The Japanese game did not look exotically different from the American. One newsman who had heard that Bob Nieman, the former American League outfielder, had once caused a scandal in Japan by throwing his team's ceremonial teapot onto the field after striking out was disappointed to find that the Giants brought no such teapot with them. Dodger owner Walter O'Malley said, "We spoiled another custom of theirs. When an umpire called a player out it used to be that the player would bow his head respectfully. Now they're inclined to snarl."

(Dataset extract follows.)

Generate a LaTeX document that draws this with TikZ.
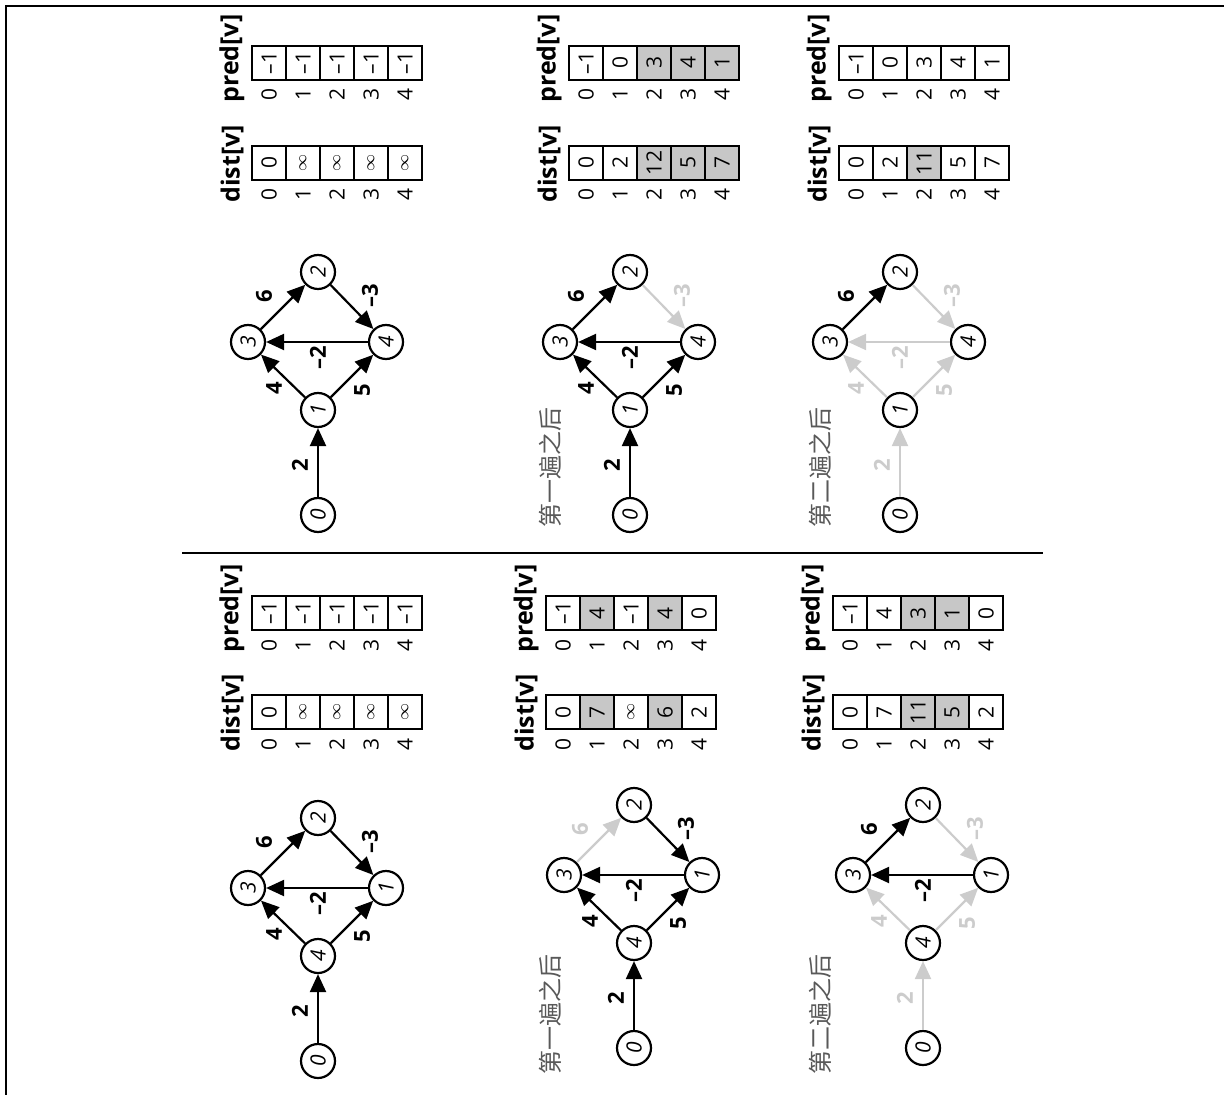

Gordon Windhorn, who played six years in Japan, reported that the Japanese game has progressed—or retrogressed—even farther than that. "When I was there," he said, "a coach knocked down an umpire and wasn't even thrown out of the game. But it is hard to swear at the umpires; there is no profanity in Japanese. The worst name you can call an ump is 'baka.' That means 'stupid.' You can say 'baka baka baka' or you can call him dumb 'hyakusho,' which means 'manure farmer.' Once I turned around to a plate umpire and took off his hat and spat in it and put it back on his head. He took a swing at me. But it's hard, because you can't talk to them."
The Japanese-American games in Florida and Arizona were played in a peaceful spirit and there were unmistakable, if somewhat inscrutable, episodes of goodwill. At Vero Beach one afternoon six Japanese newsmen surrounded Richie Allen as he watched Nagashima in one of the batting cages.
"Short step," said Allen appreciatively. "Good stroke."
"Thank you," said one of the newsmen.
Nagashima came from the cage. "You got a good stroke," said Allen. "Hands, back here, don't move."
"Too much?" asked Nagashima.
"No, good. Good. Hands back here, like a gun, steady. Then bing."
Allen demonstrated again. "Hands back. Tschoo. Boom."
"Ooh," said Nagashima, smiling.
"Hit .312," said the newsman.
After the Dodgers eked out a victory over Yomiuri a reporter asked Walter Alston a question in Japanese that caused all his colleagues and the interpreter to break out laughing.
"This man is funny," the interpreter explained to Alston. "I hope you understand. He wants to know...were you really...serious?"
Alston has dealt with the press before. "Tell him I always try to win until the last man is out. And you win some, you lose some."
The interpreter translated Alston's remarks, and the Japanese newsmen, including the funny one, nodded dutifully and took notes.